Remember the staple wars? Or should I blush for even imagining anyone could ever forget those happy days? I often wonder what Wollheim must think when he reads some of the twaddle he talked in those days. The High Bolleywag, I think he called himself--this from the guy who's always imploring us to think of the "purpose" of science-fiction.

Wonder for June 1934 publishes one of my favourite letters--at least, it was one of my favourite letters at the time, and sentimental memories still make me susceptible to its charms. William Palmer demanding a special plate for letters of praise, with such phrases as "the illustrations for stories nos. 1, 6, 4, 2, 5, and 3 were the best I have seen"--and "I have one very drastic change to make, though, in the magazine, but I hope you won't think I'm too revolutionary. Maybe I shouldn't even mention it at all. Well, I want to express my opinion, no matter how radical it may be. I think the ink you use should be a little darker. Now please don't take back your good opinion of me, and think I'm a radical of some sort". Ah, me! Same issue had 4e talking about "scientifunyarn".

Then we had a lot of talent (?) springing up in the readers' columns. Literary masterpieces were sprung upon us, as in the May '34 issue, which featured "The Man with the Longitudinal Head".

There were definite disadvantages in the Wonder readers' columns, notably having to read round a lot of extremely lurid advertisements that taught me a lot about life long before I was old enough really to need such lessons. The editor kept on telling us the magazine had to have advertisements or it would flop, and I suppose that was true, but why the advertisers should imagine science fiction readers were sexually warped I still don't know. Nowadays we are exhorted to smoke Camels, which don't get your wind. Charles Atlas is still us, though. Pardon me, I digress....

The February 1932 Wonder Stories still means a lot to me, being the science-fiction magazine I ever saw or read. I liked the stories, and I liked the letters. In the early days one letter in those readers' columns annoyed me intensely. Today, looking around at certain magazines whose names I had better not mention, I realize what a great man was speaking. I refer, of course, to one Abbey A. Schwartz, who said that science-fiction was read mostly by "wide-mouthed (not always wide-awake) youths. Dare to deny it!". A perusal of the letters during the next few months will show that quite a number of fans had the temerity to deny it in quite forcible terms. The February '32 issue also contained the biggest piece of blasphemy I can remember--Bill Bailey states that "The Time Stream...is the biggest piece of trash I have ever read".

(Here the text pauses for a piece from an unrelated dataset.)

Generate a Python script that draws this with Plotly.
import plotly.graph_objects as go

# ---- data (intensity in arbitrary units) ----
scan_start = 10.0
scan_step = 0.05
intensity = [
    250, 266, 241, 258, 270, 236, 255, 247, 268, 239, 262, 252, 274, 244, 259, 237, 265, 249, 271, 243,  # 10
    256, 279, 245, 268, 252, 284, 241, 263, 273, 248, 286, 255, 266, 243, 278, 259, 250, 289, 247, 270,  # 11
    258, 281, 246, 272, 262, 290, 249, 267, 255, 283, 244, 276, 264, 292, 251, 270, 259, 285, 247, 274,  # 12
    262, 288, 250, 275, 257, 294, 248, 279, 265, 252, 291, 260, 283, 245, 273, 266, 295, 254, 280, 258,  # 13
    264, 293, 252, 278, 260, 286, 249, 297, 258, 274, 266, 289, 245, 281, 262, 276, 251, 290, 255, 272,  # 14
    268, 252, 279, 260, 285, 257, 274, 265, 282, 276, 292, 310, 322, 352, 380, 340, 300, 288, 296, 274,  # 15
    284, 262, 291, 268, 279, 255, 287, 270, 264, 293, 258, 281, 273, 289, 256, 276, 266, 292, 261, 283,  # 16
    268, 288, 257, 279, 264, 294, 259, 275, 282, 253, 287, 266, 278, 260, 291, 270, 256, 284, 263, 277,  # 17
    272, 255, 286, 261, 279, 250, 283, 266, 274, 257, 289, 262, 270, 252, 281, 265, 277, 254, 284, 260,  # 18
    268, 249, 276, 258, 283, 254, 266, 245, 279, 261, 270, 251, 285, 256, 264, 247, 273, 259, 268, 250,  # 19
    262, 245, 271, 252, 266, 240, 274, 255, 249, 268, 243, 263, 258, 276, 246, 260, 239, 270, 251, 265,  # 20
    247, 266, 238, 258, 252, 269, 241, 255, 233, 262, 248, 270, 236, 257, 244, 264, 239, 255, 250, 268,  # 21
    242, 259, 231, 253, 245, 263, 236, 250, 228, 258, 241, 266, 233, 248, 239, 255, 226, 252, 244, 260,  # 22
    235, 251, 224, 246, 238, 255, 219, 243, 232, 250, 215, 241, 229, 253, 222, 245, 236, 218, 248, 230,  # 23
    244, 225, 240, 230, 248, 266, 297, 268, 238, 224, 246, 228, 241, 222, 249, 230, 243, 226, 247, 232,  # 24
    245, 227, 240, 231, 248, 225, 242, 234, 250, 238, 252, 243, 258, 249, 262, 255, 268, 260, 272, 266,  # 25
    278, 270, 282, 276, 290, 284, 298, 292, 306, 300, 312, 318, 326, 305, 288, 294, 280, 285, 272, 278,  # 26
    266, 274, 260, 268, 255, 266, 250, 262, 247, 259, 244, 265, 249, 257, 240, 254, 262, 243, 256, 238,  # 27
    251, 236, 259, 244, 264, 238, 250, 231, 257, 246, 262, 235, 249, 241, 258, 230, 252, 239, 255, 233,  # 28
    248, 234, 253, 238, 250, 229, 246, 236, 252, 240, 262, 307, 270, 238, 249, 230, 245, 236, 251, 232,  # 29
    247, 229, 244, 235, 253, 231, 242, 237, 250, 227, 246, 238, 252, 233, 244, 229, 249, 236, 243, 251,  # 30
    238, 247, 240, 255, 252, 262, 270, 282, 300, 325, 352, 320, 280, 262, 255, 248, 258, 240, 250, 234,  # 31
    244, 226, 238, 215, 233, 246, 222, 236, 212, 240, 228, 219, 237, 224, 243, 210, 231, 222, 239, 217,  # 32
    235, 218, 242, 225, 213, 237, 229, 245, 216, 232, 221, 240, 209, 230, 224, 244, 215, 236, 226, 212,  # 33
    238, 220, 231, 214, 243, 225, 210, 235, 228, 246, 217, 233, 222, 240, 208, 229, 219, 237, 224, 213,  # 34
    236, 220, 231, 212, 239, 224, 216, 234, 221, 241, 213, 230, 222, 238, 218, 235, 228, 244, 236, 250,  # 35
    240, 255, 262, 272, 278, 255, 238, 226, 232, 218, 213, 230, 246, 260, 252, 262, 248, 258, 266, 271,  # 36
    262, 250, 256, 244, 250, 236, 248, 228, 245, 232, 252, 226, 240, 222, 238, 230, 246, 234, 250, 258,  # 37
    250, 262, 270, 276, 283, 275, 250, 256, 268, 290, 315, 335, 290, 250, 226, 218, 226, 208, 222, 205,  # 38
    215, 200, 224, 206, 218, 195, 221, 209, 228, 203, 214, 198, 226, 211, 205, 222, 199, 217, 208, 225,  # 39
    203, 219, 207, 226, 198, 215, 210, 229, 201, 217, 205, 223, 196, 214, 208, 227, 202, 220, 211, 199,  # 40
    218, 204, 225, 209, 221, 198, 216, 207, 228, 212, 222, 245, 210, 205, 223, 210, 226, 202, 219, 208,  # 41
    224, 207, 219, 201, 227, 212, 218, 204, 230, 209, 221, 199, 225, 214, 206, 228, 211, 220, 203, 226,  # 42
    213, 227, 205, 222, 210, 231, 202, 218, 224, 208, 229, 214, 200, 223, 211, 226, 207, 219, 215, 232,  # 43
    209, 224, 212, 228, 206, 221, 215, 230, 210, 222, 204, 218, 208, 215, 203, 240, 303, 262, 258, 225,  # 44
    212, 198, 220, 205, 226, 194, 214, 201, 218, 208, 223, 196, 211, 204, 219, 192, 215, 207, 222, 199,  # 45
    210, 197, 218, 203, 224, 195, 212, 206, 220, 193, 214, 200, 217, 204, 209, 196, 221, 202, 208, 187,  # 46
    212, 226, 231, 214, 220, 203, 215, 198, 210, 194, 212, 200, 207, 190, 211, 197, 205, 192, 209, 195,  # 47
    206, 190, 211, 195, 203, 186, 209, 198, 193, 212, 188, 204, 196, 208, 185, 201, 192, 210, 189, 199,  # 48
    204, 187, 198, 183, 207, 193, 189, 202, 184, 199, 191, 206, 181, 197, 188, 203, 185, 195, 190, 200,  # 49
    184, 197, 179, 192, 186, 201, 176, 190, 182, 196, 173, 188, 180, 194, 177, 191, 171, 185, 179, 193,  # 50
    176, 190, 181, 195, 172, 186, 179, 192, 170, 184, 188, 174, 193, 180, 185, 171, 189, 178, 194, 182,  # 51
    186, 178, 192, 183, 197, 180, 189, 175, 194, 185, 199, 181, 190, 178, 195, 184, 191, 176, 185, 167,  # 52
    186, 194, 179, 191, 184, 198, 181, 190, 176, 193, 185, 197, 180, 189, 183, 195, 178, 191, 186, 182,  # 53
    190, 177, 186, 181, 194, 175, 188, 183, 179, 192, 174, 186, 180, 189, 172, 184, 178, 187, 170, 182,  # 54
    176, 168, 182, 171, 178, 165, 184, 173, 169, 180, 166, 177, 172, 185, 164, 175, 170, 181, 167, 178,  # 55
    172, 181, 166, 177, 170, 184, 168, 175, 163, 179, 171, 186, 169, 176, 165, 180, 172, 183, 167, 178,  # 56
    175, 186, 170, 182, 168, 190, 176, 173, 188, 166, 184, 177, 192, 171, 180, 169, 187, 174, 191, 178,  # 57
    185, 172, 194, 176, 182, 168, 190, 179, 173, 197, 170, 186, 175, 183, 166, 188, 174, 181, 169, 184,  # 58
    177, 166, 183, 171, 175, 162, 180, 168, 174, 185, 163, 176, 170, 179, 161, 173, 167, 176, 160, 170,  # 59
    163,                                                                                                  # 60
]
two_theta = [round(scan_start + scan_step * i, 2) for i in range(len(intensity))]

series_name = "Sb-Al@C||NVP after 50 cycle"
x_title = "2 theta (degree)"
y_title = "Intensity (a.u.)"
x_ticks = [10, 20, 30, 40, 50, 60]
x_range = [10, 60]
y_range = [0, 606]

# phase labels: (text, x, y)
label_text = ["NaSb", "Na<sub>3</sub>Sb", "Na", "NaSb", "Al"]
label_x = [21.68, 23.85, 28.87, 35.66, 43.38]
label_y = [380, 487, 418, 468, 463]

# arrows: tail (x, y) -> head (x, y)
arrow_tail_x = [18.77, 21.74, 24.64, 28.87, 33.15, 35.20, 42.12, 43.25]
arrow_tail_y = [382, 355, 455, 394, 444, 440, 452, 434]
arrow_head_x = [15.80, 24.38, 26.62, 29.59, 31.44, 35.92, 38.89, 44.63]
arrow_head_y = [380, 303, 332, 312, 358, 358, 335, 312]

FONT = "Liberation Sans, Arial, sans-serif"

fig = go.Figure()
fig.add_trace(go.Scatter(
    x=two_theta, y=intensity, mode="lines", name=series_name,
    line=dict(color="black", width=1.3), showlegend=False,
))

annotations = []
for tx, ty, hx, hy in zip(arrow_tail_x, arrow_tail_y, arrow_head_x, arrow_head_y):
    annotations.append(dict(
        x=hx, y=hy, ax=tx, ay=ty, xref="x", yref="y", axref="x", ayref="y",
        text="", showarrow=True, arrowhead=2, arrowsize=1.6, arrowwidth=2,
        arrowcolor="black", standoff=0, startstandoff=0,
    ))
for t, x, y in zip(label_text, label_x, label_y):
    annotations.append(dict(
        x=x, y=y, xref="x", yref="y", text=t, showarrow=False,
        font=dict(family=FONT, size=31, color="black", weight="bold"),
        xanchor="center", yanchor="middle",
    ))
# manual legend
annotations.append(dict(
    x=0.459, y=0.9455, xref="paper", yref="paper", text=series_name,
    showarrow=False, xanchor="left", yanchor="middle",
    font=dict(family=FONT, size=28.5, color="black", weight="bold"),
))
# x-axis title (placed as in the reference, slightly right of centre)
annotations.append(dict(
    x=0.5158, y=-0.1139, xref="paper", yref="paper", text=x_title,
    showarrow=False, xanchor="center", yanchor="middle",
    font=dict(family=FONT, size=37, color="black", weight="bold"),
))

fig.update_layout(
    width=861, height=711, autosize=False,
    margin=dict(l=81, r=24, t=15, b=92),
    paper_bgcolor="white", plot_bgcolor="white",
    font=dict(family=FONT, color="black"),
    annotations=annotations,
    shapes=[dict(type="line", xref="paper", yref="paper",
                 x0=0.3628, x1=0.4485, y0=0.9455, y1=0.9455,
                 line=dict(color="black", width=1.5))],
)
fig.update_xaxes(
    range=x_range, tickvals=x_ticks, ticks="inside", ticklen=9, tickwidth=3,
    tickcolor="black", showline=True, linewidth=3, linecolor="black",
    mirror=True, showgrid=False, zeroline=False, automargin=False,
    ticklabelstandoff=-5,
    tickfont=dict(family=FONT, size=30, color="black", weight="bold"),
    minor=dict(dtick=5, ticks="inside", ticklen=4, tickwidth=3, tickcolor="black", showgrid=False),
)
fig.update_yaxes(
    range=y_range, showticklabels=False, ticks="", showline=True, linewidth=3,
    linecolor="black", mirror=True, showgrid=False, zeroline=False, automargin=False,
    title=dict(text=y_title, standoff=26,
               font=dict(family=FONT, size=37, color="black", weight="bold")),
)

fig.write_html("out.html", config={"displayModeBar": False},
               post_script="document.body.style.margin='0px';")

Turning to Astounding, I remember most vividly the controversy over the "Mountains of Madness", by the master Lovecraft. Derleth, who is one of the sponsors of that admirable achievement, the HPL Memorial Volume, praised it highly in the May 1936 issue, as did many others, then and later. Unfortunately, Lovecraft's painstaking care and the mathematical precision that was so evident in all his work, put off quite a number of readers who evidently preferred rayguns and plots of the cop-and-robber type. Robert Thompson says merely: "I am glad to see the conclusion of 'At the Mountains of Madness' for reasons that would not be pleasant to Mr. Lovecraft". In the same issue (June 1936) Cleveland C. Soper goes to much greater lengths, and make cutting remarks about windowless solids, Yog-Sothoth, etc. I have heard somewhere that Lovecraft was against his material appearing in the pages of a magazine that he looked down upon as a mere blood-and-thunder publication, and the reception accorded his story by some of these readers must have confirmed his ideas.

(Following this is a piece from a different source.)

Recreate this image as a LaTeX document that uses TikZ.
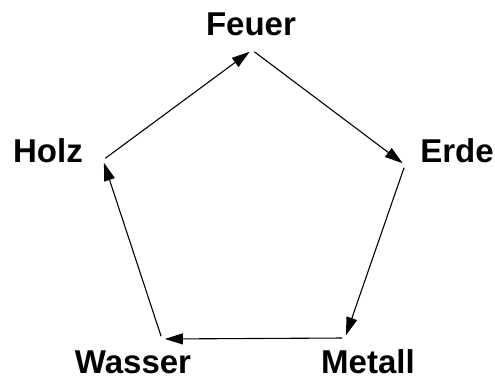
\documentclass[tikz,border=0pt]{standalone}
\usepackage{fontspec}
\setmainfont{Liberation Sans}
\usepackage{tikz}
\usetikzlibrary{arrows.meta,positioning}

\begin{document}
\begin{tikzpicture}[x=0.5pt, y=-0.5pt,
    element/.style={font=\fontsize{16.5pt}{18pt}\selectfont\bfseries, inner sep=0pt},
    corner/.style={circle, inner sep=0pt, minimum size=2.5pt},
    cycle arrow/.style={line width=0.55pt, -{Triangle[length=9pt,width=5.5pt]}}]
  \useasboundingbox (0,0) rectangle (495,381);

  % Corners of the pentagon (where the arrows meet)
  \node[corner] (feuer)  at (252,50)  {};
  \node[corner] (erde)   at (405,165) {};
  \node[corner] (metall) at (345,338) {};
  \node[corner] (wasser) at (162,339) {};
  \node[corner] (holz)   at (103,160) {};

  % Names of the elements
  \node[element] (feuerText)  at (251,24)  {Feuer};
  \node[element] (erdeText)   at (457,151) {Erde};
  \node[element] (metallText) at (368,362) {Metall};
  \node[element] (wasserText) at (133,362) {Wasser};
  \node[element] (holzText)   at (48,151)  {Holz};

  % The cycle
  \draw[cycle arrow] (holz) -- (feuer);
  \draw[cycle arrow] (feuer) -- (erde);
  \draw[cycle arrow] (erde) -- (metall);
  \draw[cycle arrow] (metall) -- (wasser);
  \draw[cycle arrow] (wasser) -- (holz);
\end{tikzpicture}
\end{document}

"Science Discussions" replaced "Brass Tacks" for some time, and I was one of the many who sorrowed. Now they are both back, of course, but the number of readers' letters published these days is very small compared with the spacious old days when half the magazine was taken up with the happy rantings of dozens of little societies and cliques.

We've had our humour, some of it doubtful, but nevertheless, I suppose, humour--Tucker, Trudy Hemken, for whom each new Lovecraft story was a signal to eject such peculiar noises as "ourgh" and "oogie-woogie". We've had our scientific fanatics who fell upon anything and everything--"Colossus", "The Irrelevant" and the "Skylarks". We've had our scathing critics, like Wild Bill Hoskins and some of his confreres. We have had the advertising of fan mags, societies, and magazines for sale.

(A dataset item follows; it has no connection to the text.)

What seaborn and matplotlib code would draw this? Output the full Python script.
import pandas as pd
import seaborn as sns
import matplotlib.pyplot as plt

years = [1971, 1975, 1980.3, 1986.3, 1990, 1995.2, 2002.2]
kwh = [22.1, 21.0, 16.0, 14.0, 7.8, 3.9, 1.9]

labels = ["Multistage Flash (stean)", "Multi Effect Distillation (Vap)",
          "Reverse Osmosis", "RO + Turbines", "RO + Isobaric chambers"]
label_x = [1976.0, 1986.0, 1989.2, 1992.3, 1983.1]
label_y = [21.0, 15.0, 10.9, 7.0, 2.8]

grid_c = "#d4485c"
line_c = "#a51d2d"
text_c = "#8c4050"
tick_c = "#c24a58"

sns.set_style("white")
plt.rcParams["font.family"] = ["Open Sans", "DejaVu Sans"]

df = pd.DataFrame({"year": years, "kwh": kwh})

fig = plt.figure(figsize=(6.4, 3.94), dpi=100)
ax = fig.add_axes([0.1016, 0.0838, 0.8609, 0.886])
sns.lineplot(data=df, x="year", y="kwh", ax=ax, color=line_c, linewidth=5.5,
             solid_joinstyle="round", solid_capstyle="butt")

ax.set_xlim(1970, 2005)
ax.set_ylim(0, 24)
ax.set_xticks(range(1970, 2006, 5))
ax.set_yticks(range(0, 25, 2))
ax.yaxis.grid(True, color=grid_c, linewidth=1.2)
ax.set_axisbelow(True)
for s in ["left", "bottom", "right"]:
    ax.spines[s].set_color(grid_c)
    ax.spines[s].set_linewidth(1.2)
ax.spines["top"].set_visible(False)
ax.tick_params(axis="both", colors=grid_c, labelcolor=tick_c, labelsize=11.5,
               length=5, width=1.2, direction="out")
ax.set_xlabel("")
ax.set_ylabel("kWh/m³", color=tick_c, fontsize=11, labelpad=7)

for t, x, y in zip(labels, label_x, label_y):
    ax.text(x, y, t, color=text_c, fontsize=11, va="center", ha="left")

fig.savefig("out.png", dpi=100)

We've had our tragedy. The March '36 Astounding carried the announcement that Weinbaum was dead, and provoked a flow of letters that showed just what a niche that grand writer had carved in the hearts of his readers. Now that time has passed and a more critical analysis has been made, many are saying that he was not such a genius as at first appeared--but he did give us something new and something unique, for which we cannot forget him.

The announcement that Lovecraft was dead robbed at least one readers' column of any further enjoyment for me. The dead of Howard was not particularly annoying, as I never respected his writings very much, but I still consider that in Lovecraft we had the greatest genius of the fantasy field. Remember the letters from so many who had known him personally, through correspondence, or who had just read his stories? Lowndes, Hoffman Price, and many others...and now we have the long-delayed Memorial Volume. The more research I do along these lines, the more I realise what a lot there is to do. Pardon me while I go explore some other fascinating by-paths in the readers' columns of yesteryear.